Pull every "with" line out of the data below.

## START

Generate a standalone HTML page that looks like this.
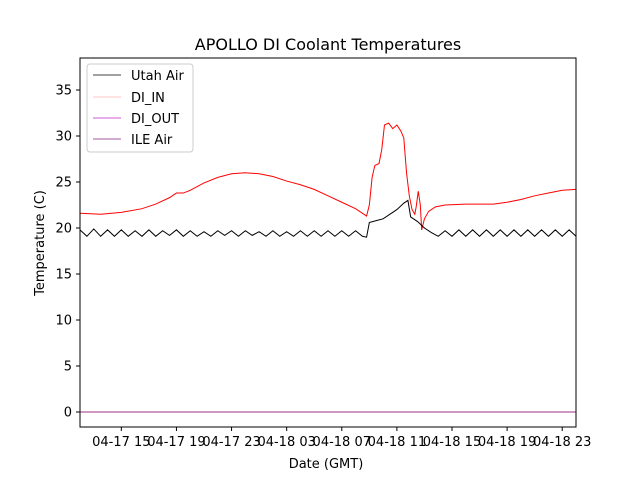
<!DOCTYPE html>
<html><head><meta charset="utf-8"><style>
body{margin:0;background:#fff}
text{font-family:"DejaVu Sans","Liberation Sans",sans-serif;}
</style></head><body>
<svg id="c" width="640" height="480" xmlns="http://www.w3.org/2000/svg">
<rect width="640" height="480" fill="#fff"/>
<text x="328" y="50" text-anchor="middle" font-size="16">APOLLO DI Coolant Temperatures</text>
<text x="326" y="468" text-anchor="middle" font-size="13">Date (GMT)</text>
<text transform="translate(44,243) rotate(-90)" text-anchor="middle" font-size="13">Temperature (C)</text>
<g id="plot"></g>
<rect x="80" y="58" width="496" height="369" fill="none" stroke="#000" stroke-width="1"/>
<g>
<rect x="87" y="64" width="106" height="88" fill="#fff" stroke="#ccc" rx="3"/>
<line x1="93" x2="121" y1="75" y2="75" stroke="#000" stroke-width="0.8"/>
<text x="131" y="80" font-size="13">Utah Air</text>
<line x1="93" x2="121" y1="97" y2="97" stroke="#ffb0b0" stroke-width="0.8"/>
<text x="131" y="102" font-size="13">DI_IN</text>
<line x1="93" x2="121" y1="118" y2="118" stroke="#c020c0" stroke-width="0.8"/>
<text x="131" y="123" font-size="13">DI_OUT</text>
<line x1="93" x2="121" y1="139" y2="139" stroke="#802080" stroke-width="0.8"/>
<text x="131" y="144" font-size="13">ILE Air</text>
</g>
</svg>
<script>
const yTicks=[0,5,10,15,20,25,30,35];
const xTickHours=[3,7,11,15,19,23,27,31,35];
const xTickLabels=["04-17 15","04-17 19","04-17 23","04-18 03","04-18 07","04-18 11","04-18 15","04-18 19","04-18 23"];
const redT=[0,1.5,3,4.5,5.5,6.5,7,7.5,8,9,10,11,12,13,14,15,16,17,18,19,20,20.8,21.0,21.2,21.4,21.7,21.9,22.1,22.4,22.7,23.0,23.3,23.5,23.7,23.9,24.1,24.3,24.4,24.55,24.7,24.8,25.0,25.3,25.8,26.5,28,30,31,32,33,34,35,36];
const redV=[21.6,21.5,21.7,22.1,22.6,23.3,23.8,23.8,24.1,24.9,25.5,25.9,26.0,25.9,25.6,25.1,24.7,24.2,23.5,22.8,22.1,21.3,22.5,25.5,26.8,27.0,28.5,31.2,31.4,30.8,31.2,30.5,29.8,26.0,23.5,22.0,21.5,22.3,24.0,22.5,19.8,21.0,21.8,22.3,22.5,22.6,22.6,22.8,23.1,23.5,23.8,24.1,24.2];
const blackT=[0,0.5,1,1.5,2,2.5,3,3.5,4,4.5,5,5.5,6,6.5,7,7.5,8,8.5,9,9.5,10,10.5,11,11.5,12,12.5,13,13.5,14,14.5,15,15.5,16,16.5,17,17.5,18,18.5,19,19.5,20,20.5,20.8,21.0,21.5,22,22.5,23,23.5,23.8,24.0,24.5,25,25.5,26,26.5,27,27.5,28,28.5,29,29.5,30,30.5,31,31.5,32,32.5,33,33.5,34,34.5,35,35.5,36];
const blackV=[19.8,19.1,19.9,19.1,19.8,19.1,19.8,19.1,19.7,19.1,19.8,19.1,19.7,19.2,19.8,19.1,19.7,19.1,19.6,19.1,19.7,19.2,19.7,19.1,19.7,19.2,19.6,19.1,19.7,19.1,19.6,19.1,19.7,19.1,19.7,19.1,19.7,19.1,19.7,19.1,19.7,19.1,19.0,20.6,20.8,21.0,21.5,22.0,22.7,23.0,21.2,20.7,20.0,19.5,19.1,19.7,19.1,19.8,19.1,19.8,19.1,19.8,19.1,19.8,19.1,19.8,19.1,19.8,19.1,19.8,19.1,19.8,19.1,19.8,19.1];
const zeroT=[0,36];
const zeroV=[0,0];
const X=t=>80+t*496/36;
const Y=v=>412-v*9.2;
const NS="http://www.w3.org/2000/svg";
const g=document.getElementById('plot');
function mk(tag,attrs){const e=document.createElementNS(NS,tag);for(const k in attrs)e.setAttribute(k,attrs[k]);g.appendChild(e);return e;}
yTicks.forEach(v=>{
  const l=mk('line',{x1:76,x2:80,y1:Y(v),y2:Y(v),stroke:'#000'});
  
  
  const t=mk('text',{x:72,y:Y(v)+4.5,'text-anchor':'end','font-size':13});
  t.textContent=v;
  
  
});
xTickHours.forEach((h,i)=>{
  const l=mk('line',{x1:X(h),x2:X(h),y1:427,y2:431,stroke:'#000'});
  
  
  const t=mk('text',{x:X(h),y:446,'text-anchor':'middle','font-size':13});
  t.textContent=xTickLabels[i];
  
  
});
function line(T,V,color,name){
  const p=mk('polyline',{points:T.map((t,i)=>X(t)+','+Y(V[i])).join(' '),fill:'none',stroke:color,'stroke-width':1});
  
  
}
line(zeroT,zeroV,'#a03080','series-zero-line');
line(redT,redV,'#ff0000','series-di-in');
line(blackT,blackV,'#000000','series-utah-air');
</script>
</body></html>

## END
## START

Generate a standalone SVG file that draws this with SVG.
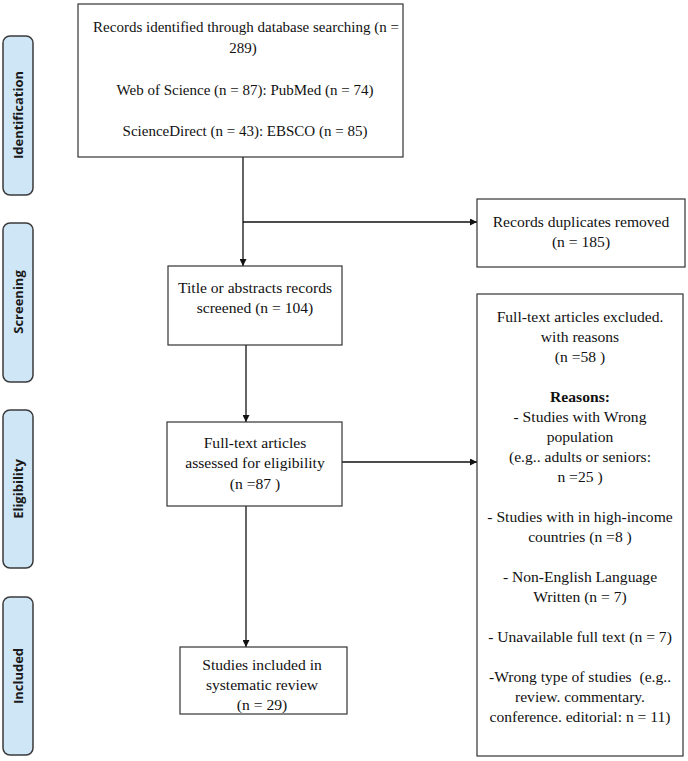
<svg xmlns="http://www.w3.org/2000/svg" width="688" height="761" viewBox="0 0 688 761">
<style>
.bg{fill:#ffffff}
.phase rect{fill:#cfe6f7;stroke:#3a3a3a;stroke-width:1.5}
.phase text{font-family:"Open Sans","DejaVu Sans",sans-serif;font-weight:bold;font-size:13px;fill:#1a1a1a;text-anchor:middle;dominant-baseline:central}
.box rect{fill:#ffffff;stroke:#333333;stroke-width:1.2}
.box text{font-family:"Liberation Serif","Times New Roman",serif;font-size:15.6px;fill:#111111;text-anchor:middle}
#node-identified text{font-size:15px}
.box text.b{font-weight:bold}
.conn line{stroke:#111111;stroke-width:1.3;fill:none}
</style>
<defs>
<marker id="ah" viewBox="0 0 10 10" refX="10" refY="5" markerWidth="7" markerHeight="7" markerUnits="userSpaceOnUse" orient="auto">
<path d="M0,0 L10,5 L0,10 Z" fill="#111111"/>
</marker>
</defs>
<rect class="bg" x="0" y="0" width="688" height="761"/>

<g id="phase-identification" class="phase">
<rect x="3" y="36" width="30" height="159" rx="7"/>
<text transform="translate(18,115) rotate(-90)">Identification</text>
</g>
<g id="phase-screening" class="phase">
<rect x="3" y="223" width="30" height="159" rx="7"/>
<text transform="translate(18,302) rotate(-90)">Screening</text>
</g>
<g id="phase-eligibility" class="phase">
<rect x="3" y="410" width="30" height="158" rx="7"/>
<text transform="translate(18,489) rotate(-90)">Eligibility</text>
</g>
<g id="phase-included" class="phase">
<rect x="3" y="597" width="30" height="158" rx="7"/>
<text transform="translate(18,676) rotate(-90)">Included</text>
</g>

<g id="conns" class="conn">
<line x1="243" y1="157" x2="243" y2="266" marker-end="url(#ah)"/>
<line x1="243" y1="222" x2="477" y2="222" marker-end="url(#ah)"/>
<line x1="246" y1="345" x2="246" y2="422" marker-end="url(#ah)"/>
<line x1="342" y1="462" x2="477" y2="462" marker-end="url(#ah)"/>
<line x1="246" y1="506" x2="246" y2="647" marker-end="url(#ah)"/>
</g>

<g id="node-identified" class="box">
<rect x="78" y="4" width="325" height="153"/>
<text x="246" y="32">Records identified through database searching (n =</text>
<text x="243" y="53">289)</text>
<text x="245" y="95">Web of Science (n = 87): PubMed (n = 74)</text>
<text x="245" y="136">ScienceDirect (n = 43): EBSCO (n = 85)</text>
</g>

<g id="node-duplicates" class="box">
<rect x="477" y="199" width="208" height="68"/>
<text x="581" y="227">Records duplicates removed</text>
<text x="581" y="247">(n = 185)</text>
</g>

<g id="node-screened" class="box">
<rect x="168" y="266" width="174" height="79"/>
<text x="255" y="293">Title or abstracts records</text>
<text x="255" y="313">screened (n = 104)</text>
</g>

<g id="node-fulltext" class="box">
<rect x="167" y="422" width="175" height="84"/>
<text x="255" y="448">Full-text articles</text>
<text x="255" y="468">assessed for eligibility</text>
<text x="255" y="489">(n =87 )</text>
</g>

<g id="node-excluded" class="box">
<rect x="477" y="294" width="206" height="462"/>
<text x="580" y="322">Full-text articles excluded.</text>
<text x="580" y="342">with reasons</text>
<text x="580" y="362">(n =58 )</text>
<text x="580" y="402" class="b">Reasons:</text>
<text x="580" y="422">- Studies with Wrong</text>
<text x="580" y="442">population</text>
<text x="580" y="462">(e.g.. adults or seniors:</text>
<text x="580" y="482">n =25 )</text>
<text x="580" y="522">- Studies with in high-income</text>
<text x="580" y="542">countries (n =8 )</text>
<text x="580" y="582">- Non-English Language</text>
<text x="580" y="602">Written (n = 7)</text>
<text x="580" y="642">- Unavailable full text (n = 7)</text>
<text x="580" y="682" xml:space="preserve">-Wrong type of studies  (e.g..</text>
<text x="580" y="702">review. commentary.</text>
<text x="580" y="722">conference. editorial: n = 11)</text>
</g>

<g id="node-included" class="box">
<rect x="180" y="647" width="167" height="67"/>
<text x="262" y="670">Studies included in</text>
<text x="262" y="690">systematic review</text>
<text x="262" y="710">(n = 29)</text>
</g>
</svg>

## END
## START

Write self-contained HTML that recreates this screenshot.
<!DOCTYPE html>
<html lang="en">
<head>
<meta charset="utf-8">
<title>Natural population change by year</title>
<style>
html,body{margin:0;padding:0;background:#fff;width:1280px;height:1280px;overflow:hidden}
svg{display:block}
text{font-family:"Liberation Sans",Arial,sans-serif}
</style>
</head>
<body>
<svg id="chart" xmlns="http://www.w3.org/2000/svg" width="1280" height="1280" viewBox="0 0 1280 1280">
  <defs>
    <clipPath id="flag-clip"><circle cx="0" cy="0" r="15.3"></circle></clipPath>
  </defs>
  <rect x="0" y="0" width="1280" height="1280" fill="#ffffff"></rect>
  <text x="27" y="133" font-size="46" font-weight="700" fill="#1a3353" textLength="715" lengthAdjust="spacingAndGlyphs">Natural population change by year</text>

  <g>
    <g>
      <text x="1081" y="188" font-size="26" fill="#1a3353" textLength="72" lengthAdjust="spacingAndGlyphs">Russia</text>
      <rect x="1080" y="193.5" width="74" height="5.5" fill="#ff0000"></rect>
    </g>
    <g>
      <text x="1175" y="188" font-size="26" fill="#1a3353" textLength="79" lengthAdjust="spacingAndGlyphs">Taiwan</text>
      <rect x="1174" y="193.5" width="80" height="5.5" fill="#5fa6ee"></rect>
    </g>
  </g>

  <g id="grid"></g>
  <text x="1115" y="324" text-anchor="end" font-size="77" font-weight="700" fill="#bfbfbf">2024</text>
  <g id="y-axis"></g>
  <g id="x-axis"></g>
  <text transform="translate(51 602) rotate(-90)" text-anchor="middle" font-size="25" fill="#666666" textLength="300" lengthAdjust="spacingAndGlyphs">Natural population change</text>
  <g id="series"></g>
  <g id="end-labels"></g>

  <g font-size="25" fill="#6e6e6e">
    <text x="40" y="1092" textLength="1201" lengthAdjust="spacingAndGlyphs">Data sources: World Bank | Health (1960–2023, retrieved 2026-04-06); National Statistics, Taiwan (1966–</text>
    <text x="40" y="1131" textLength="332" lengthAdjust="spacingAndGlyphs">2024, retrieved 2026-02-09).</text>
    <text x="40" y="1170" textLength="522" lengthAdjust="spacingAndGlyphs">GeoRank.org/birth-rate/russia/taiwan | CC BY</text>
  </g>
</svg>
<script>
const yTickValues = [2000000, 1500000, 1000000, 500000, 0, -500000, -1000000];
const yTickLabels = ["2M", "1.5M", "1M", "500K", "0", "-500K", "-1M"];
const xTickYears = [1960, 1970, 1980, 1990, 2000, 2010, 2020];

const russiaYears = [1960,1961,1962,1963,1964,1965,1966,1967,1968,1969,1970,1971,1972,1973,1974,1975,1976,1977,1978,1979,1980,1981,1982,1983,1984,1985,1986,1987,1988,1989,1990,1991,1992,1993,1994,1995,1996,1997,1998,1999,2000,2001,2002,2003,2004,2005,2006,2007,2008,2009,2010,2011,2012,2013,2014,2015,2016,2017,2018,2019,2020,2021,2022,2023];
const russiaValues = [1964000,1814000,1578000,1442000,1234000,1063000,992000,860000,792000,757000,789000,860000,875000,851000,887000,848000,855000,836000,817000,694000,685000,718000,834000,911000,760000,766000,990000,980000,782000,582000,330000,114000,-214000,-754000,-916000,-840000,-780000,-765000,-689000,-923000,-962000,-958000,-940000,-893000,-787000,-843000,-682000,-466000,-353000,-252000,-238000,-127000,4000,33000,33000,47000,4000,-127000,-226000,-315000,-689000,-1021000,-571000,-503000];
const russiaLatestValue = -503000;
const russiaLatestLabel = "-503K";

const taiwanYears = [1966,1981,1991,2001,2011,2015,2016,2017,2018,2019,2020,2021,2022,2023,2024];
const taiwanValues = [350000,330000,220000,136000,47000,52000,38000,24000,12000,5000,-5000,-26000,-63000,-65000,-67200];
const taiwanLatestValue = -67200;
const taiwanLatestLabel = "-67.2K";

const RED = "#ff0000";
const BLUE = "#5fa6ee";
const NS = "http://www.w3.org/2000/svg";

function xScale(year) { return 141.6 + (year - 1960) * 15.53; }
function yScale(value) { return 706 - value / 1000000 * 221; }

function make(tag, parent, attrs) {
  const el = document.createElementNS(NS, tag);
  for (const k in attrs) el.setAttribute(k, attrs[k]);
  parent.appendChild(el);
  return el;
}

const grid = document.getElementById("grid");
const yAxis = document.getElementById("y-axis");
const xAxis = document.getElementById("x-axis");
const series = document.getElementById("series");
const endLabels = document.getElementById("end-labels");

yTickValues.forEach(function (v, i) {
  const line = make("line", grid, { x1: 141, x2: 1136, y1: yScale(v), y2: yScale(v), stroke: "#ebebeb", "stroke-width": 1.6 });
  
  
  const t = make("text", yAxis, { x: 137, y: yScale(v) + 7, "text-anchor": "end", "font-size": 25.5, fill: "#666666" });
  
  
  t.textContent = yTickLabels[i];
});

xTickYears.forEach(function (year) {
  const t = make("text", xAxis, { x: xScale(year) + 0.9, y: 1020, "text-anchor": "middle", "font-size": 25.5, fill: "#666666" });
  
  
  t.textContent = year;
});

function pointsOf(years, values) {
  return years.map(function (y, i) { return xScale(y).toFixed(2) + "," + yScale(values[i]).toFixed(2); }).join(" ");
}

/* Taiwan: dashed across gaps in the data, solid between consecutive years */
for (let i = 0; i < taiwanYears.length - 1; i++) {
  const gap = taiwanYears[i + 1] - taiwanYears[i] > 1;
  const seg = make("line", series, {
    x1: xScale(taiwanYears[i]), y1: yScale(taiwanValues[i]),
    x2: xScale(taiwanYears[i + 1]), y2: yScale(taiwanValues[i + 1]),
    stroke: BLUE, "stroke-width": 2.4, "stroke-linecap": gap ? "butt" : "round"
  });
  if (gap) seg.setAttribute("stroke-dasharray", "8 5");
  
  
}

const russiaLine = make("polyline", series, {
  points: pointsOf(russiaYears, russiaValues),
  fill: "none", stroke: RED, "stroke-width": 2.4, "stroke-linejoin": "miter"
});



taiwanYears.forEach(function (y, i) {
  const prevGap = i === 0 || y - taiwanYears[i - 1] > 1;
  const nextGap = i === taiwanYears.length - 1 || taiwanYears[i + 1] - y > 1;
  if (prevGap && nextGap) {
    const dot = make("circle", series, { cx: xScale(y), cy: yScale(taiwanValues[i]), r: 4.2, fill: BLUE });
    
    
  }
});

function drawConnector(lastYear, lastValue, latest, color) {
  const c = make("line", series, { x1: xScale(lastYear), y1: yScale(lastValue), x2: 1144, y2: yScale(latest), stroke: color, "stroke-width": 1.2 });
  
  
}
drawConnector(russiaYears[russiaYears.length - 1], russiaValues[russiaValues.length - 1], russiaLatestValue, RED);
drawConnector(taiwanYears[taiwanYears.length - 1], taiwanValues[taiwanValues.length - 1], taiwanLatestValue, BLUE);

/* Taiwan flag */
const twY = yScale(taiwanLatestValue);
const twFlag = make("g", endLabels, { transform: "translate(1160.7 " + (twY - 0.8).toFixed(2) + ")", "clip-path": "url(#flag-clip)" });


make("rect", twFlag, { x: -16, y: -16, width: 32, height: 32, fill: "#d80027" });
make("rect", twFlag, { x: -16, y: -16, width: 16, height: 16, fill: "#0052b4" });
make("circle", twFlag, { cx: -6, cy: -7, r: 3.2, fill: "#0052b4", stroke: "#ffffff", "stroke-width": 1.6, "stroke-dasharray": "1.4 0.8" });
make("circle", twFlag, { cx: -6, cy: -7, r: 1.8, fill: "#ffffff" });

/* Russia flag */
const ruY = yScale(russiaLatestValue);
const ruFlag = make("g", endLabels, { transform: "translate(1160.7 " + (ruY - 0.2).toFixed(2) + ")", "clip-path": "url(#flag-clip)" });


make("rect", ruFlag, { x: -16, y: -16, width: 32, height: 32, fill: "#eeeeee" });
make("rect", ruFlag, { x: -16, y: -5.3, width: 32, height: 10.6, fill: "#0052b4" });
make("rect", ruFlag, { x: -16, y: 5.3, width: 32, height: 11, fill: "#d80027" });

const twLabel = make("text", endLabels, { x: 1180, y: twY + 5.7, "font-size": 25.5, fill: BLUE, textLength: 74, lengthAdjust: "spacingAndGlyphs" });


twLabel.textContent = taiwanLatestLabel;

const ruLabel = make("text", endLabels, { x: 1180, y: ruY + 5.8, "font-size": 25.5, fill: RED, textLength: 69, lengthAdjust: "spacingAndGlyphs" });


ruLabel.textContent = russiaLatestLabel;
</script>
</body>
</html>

## END

_Solution_:
Generate a standalone SVG file that draws this with SVG.
<text x="580" y="342">with reasons</text>
<text x="580" y="422">- Studies with Wrong</text>
<text x="580" y="522">- Studies with in high-income</text>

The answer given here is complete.